_Stated goal_.
Show all lines from the listing below that contain "page".

┄┄┄┄┄┄┄┄┄┄┄┄┄┄┄┄┄┄┄┄

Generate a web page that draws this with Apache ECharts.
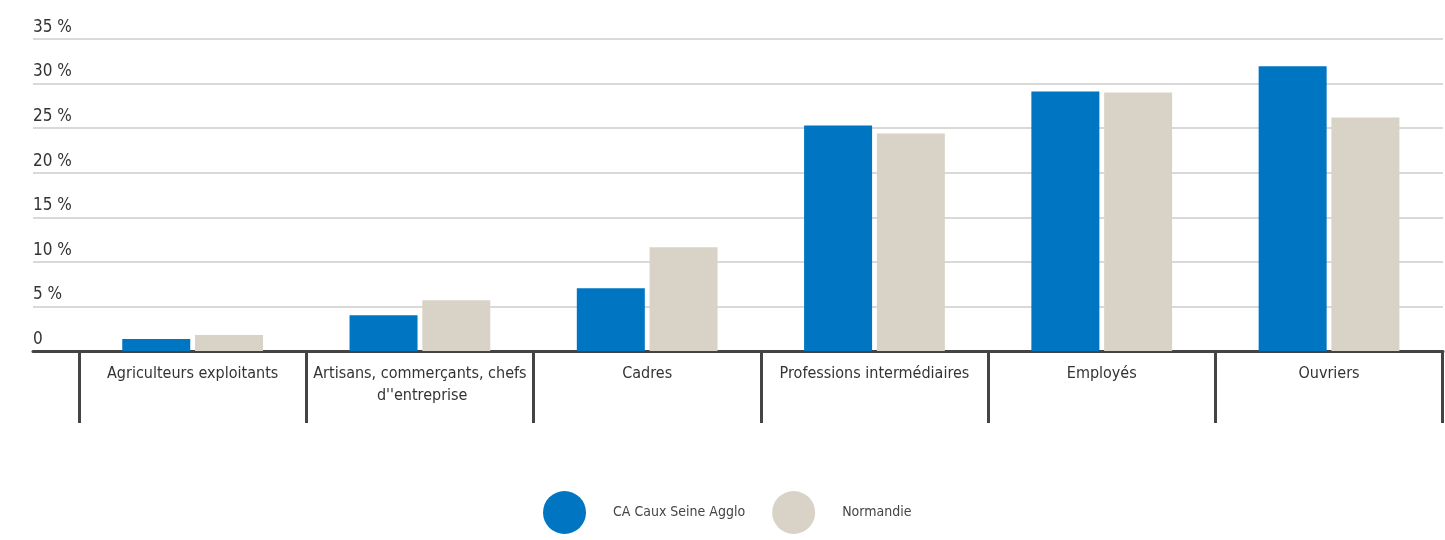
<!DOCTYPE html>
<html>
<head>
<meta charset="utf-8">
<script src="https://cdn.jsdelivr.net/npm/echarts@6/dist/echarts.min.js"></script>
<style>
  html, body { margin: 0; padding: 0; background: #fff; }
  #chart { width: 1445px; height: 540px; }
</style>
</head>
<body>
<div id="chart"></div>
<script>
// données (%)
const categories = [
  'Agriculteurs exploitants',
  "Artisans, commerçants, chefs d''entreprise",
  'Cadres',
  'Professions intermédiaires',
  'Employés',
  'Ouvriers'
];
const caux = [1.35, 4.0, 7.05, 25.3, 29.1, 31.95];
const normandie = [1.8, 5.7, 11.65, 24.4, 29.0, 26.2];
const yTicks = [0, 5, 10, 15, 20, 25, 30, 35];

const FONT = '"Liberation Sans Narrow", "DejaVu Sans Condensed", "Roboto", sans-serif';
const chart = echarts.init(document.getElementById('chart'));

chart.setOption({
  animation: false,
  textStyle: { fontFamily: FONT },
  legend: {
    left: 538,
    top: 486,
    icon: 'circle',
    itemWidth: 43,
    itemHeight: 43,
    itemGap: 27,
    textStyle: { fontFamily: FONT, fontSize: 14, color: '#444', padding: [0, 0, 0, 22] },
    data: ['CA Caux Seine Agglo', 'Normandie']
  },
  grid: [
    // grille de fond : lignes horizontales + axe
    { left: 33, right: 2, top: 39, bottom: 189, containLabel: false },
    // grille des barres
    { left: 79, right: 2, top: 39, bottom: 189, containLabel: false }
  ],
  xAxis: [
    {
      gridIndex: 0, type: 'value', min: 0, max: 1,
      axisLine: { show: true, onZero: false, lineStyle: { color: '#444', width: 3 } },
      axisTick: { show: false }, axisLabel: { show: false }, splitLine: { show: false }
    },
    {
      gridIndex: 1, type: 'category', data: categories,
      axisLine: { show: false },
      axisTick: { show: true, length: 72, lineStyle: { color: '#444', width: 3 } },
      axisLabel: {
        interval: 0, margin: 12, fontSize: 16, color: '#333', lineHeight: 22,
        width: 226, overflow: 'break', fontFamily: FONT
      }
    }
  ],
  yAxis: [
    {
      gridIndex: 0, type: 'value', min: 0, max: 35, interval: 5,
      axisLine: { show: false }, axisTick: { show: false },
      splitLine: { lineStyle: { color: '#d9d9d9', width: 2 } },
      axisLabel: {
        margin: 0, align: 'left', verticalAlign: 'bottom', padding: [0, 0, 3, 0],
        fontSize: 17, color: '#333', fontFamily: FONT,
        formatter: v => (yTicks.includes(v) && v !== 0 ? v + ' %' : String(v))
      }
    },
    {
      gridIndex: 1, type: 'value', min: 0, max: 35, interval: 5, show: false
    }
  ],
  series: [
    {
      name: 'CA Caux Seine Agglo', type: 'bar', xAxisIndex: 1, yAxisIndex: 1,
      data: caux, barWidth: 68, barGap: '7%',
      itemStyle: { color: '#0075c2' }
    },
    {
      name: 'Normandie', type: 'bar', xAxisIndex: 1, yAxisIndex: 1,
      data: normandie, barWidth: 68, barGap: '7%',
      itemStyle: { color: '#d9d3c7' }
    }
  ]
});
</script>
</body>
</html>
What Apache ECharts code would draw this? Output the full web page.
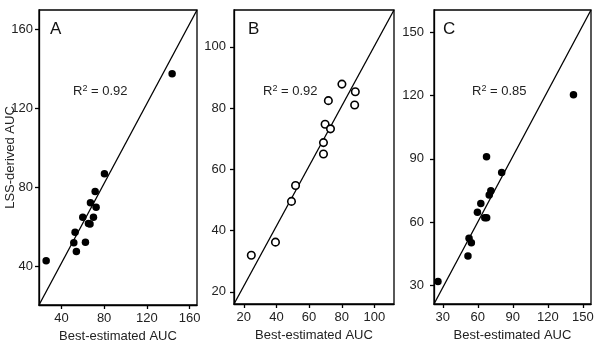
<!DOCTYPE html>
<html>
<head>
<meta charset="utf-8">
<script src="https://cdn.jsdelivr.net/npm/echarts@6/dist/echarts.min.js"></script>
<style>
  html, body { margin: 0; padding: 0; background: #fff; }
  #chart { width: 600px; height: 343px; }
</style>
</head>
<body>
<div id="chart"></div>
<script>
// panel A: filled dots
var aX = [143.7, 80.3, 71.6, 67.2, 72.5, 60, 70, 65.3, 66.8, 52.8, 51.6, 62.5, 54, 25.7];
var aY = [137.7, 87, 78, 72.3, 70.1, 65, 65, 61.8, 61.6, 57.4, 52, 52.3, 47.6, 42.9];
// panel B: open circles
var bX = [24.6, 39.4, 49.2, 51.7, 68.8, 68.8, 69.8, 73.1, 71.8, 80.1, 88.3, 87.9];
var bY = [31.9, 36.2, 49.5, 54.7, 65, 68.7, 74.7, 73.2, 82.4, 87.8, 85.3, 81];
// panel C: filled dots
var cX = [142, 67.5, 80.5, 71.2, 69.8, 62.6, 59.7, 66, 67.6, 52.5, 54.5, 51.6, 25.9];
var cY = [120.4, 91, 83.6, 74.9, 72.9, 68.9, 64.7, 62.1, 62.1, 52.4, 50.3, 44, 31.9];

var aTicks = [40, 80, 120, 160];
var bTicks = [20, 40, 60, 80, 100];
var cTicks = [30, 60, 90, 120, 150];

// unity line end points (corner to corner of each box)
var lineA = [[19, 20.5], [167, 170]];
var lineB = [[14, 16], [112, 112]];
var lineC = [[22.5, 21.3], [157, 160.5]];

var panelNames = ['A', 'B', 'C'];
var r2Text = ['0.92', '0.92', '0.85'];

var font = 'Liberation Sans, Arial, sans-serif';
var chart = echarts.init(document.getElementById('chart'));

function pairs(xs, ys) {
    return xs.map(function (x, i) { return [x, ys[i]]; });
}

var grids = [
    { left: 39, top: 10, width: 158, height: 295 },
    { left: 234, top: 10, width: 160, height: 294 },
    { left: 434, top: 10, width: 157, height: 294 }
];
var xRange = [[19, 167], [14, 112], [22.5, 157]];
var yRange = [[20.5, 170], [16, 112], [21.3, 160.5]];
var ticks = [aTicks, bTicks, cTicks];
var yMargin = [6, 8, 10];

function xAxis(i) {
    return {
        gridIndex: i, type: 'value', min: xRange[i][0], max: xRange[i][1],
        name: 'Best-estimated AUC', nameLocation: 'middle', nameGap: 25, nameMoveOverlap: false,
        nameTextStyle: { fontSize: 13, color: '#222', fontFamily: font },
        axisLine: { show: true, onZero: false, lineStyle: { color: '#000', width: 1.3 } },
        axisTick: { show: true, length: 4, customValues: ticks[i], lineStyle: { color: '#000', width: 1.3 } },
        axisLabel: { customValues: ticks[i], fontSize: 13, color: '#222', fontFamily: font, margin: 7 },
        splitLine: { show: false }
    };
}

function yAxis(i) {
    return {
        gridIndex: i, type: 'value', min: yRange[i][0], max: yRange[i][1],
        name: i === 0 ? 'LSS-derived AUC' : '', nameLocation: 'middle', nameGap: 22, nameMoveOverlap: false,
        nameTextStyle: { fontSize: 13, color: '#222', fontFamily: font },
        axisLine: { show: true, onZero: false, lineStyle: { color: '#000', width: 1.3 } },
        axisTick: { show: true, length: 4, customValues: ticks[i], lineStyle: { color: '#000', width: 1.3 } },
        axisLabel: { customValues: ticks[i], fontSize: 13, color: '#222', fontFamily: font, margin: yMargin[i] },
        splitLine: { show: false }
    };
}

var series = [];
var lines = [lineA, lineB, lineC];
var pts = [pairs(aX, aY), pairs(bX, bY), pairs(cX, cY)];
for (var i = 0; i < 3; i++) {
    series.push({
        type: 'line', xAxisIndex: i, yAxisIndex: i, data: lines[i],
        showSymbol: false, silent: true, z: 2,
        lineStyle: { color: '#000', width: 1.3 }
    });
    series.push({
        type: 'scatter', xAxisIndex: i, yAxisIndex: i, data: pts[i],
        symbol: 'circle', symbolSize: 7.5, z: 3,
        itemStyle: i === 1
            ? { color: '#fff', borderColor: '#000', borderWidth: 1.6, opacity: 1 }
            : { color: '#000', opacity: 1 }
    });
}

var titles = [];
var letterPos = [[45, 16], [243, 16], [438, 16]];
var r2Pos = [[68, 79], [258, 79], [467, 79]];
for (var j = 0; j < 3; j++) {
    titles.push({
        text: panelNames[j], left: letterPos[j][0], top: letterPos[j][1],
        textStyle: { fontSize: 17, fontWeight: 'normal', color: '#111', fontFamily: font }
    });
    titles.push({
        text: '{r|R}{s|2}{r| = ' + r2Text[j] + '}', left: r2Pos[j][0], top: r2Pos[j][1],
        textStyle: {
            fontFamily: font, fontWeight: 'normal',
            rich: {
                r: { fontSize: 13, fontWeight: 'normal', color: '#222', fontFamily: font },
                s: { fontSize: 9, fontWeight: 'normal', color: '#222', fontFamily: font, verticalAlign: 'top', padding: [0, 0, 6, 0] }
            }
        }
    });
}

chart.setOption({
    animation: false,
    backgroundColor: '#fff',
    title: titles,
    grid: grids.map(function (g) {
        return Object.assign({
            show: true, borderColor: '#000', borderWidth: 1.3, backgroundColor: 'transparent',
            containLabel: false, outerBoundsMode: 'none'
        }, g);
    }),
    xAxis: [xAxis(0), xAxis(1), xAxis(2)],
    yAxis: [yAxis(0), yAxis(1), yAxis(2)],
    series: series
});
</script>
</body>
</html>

┄┄┄┄┄┄┄┄┄┄┄┄┄┄┄┄┄┄┄┄

_Result of this task_.
Generate a web page that draws this with Apache ECharts.
What Apache ECharts code would draw this? Output the full web page.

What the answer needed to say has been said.